Education Week, which calls itself "American Education's Newspaper of Record," released its "Quality Counts 2007" survey, which takes a look at a wide range of education, economic and personal factors to compile a "Chance for Success" index rating children's chances of achieving success in all 50 states and the District of Columbia.
Pennsylvania ranked 15th in the results, above the national average, while Ohio tied for 27th, below the national average.
The two states tied for 10th in a separate rating examining academic improvement on national achievement tests between 2003 and 2005 in kindergarten through the 12th grade.
The study was done by the Editorial Projects in Education Research Center in Bethesda, Md.
The "Chance for Success" index tracks state efforts to connect education from preschool through postsecondary education and training, providing a perspective on the importance of education throughout a person's life.
The results are based on 13 indicators that highlight whether children get off to a good start, succeed in school and hit key educational and income benchmarks as adults.

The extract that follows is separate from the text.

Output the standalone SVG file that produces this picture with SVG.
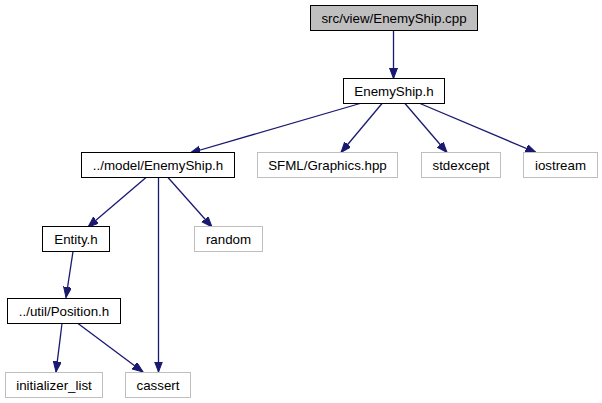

Those indicators include diverse factors such as the percentage of children living in families that earn a decent wage, percentage of children with at least one parent with a postsecondary degree, annual income of all adults and steady employment of both parents and all adults.
Pennsylvania outscored Ohio in all but two categories: The percentage of children whose parents are fluent in English (96.6 as compared to 94 percent) and the percent of eighth-graders who scored proficient in math on a national achievement test (33.1 versus 30.9 percent).
Ohio's strong K-12 ratings provide continuing evidence that compared with a decade ago, when Ohio was in the middle of the pack in terms of achievement, it now ranks among the top quarter of the states, said J.C. Benton, Ohio Department of Education spokesman.
Less than 10 years ago, Ohio was stuck in the middle in almost all education studies, but it has made improvement each year and is pulling ahead of many states and being recognized as a nationwide leader in preparing pupils for the 21st century, Benton said.
Eight out of 10 Ohio school districts earned excellent or effective ratings on their report cards, and Ohio has no districts in academic emergency, he said.
There are still unacceptable achievement gaps between groups of pupils, however, especially for pupils with disabilities, pupils from low-income families and pupils of color, Benton said.
Early childhood education was an Ohio Board of Education priority beginning in 2004-05, and the board has advocated for statewide all-day kindergarten for the past several years, but the proposal has not been funded by the General Assembly, he said.
The "Quality Counts" goal is to encourage states to improve their education links from preschool through adulthood, said Lynn Olson, managing editor for special projects at Education Week.
Conditions found in the home and community shape a child's chances for success even before the preschool level, and those gaps persist through high school, Olson added.